Star-shape molecule as gear prototype. The top arm has a different chemical structure to follow the rotation. Credit: Gwénaël Rapenne (NAIST and UPS)
Researchers at Nara Institute of Science and Technology, Japan, in partnership with research teams at University Paul Sabatier, France, are advancing the science of molecular-scale gear trains for transmitting rotational force.
Gear trains have been used for centuries to translate changes in gear rotational speed into changes in rotational force. Cars, drills, and basically anything that has spinning parts use them. Molecular-scale gears are a much more recent invention that could use light or a chemical stimulus to initiate gear rotation. Researchers at Nara Institute of Science and Technology (NAIST), Japan, in partnership with research teams at University Paul Sabatier, France, report in a new study published in Chemical Science a means to visualize snapshots of an ultrasmall gear train — an interconnected chain of gears — at work.
NAIST project leader Professor Gwénaël Rapenne has devoted his career to fabricating molecular-scale mechanical devices, such as wheels and motors.

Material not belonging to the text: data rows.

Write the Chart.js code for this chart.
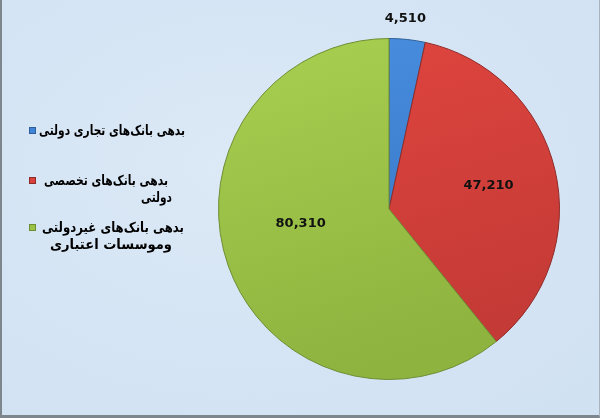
<!DOCTYPE html>
<html>
<head>
<meta charset="utf-8">
<script src="https://cdn.jsdelivr.net/npm/chart.js@4/dist/chart.umd.min.js"></script>
<style>
html,body{margin:0;padding:0;}
body{width:600px;height:418px;overflow:hidden;background:#d7e6f5;}
#wrap{position:relative;width:600px;height:418px;box-sizing:border-box;border-left:2px solid #7d858d;border-bottom:3px solid #7d858d;border-right:1px solid #aab3bb;
background:radial-gradient(ellipse at 40% 40%, #dce9f6 0%, #d4e4f4 60%, #d0e1f2 100%);}
canvas{position:absolute;left:0;top:0;}
</style>
</head>
<body>
<div id="wrap"><canvas id="c" width="600" height="418"></canvas></div>
<script>
// ---- data ----
const categories = [
  'بدهی بانک‌های تجاری دولتی',
  'بدهی بانک‌های تخصصی دولتی',
  'بدهی بانک‌های غیردولتی وموسسات اعتباری'
];
const legendLines = [
  ['بدهی بانک‌های تجاری دولتی'],
  ['بدهی بانک‌های تخصصی', 'دولتی'],
  ['بدهی بانک‌های غیردولتی', 'وموسسات اعتباری']
];
const values = [4510, 47210, 80310];
const valueLabels = ['4,510', '47,210', '80,310'];

// ---- styles ----
const colorsTop = ['#4a90e2', '#e2463f', '#a8d050'];
const colorsBottom = ['#3572c0', '#c43a36', '#8eb33f'];
const colors = ['#3f84d6', '#d9413d', '#9bc346'];
const borderColors = ['#2f5f9a', '#8e2b28', '#6f8d33'];

function grad(ctx, i) {
  const chart = ctx.chart;
  const a = chart.chartArea;
  if (!a) return colors[i];
  const g = chart.ctx.createLinearGradient(a.left, a.top, a.left + (a.right - a.left) * 0.3, a.bottom);
  g.addColorStop(0, colorsTop[i]);
  g.addColorStop(1, colorsBottom[i]);
  return g;
}

const labelPlugin = {
  id: 'valueLabels',
  afterDatasetsDraw(chart) {
    const ctx = chart.ctx;
    const meta = chart.getDatasetMeta(0);
    ctx.save();
    ctx.font = 'bold 13px "DejaVu Sans", sans-serif';
    ctx.fillStyle = '#111';
    ctx.textAlign = 'center';
    ctx.textBaseline = 'middle';
    const factors = [1.12, 0.6, 0.5];
    meta.data.forEach((arc, i) => {
      const p = arc.getProps(['x','y','startAngle','endAngle','outerRadius'], true);
      const mid = (p.startAngle + p.endAngle) / 2;
      const r = p.outerRadius * factors[i];
      let x = p.x + Math.cos(mid) * r;
      let y = p.y + Math.sin(mid) * r;
      if (i === 0) { x = p.x + Math.cos(mid) * r * 0.8; y = p.y - p.outerRadius - 20; }
      if (i === 2) { x -= 8; y -= 14; }
      ctx.fillText(valueLabels[i], x, y);
    });
    ctx.restore();
  }
};

const legendPlugin = {
  id: 'sideLegend',
  afterDraw(chart) {
    const ctx = chart.ctx;
    ctx.save();
    ctx.font = 'bold 14px "DejaVu Sans", sans-serif';
    ctx.direction = 'rtl';
    ctx.textAlign = 'right';
    ctx.textBaseline = 'middle';
    const tops = [131, 181, 228];
    const rights = [[183], [166, 170], [182, 170]];
    const widths = [[146], [124, 31], [142, 122]];
    const lineH = 17;
    legendLines.forEach((lines, i) => {
      ctx.fillStyle = colors[i];
      ctx.fillRect(27, tops[i] - 4, 7, 7);
      ctx.strokeStyle = borderColors[i];
      ctx.lineWidth = 1;
      ctx.strokeRect(27.5, tops[i] - 3.5, 6, 6);
      ctx.fillStyle = '#000';
      lines.forEach((t, j) => {
        ctx.fillText(t, rights[i][j], tops[i] + j * lineH, widths[i][j]);
      });
    });
    ctx.restore();
  }
};

new Chart(document.getElementById('c'), {
  type: 'pie',
  data: {
    labels: categories,
    datasets: [{
      data: values,
      backgroundColor: (ctx) => grad(ctx, ctx.dataIndex),
      borderColor: borderColors,
      borderWidth: 1
    }]
  },
  options: {
    responsive: false,
    animation: false,
    layout: { padding: { left: 215, right: 41, top: 38, bottom: 38 } },
    plugins: { legend: { display: false }, tooltip: { enabled: false } }
  },
  plugins: [labelPlugin, legendPlugin]
});
</script>
</body>
</html>
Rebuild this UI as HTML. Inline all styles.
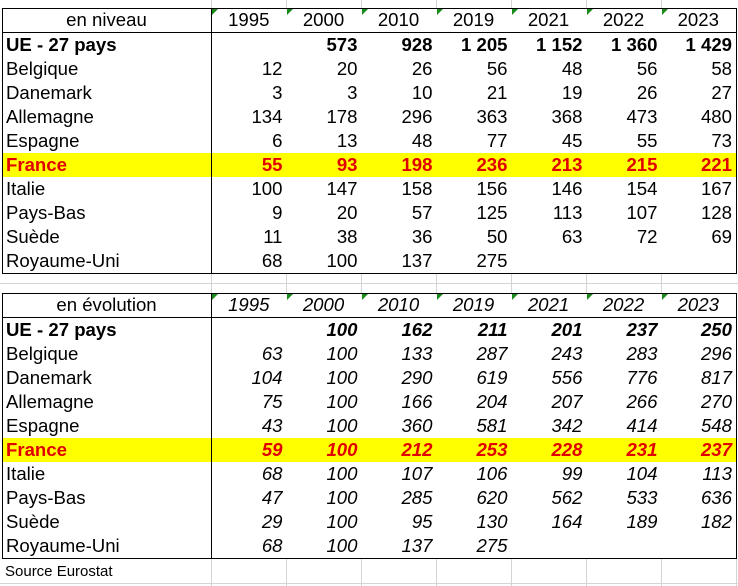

Researchers recently designed a cogwheel for a molecular gear train but currently have no means to visualize the gears in action.
“The most straightforward way to monitor the motion of molecular gears is through static scanning tunneling microscopy images. For these purposes, one of the teeth of the cogwheels must be either sterically or electrochemically distinct from the other teeth,” explains Rapenne.
A 5 nm-large pentaporphyrinic molecular gear. Credit: Gwénaël Rapenne (NAIST and UPS)
The researchers first created a molecular cogwheel comprising five paddles, where one paddle is a few carbon atoms longer than the other four paddles. However, as they showed last year, differences in paddle length disrupt the coordinated motion along the gear train. Thus, differences in paddle electrochemistry are a more promising design approach but synthetically more challenging.
“We used computational studies to predict whether electron-withdrawing units or metal chemistry could tailor the electronic properties of a paddle, without changing paddle size,” says Rapenne. Such tailored properties are important because one can observe them as differences in contrast by using scanning tunneling microscopy, and thereby facilitate static imaging.
“Our pentaporphyrinic cogwheel prototypes contained one paddle with either a cyanophenyl substituent or a zinc — rather than nickel — metal center,” explains Rapenne. “Various spectroscopy techniques confirmed the architectures of our syntheses.”
How can researchers use these cogwheels? Imagine shining a highly focused beam of light, or applying a chemical stimulus, to one of the gears to initiate a rotation. By so doing, one could rotate a series of cogwheels in a coordinated manner as in a conventional gear train, but on a molecular scale which consists in the ultimate miniaturizatio of devices. “We now have the means to visualize such rotations,” notes Rapenne.
By using this development to carry out single-molecule mechanics studies, Rapenne is optimistic that the broad research community will have a powerful new design for integrated nanoscale machines. “We’re not there yet, but are working collaboratively to make it happen as soon as possible,” he says.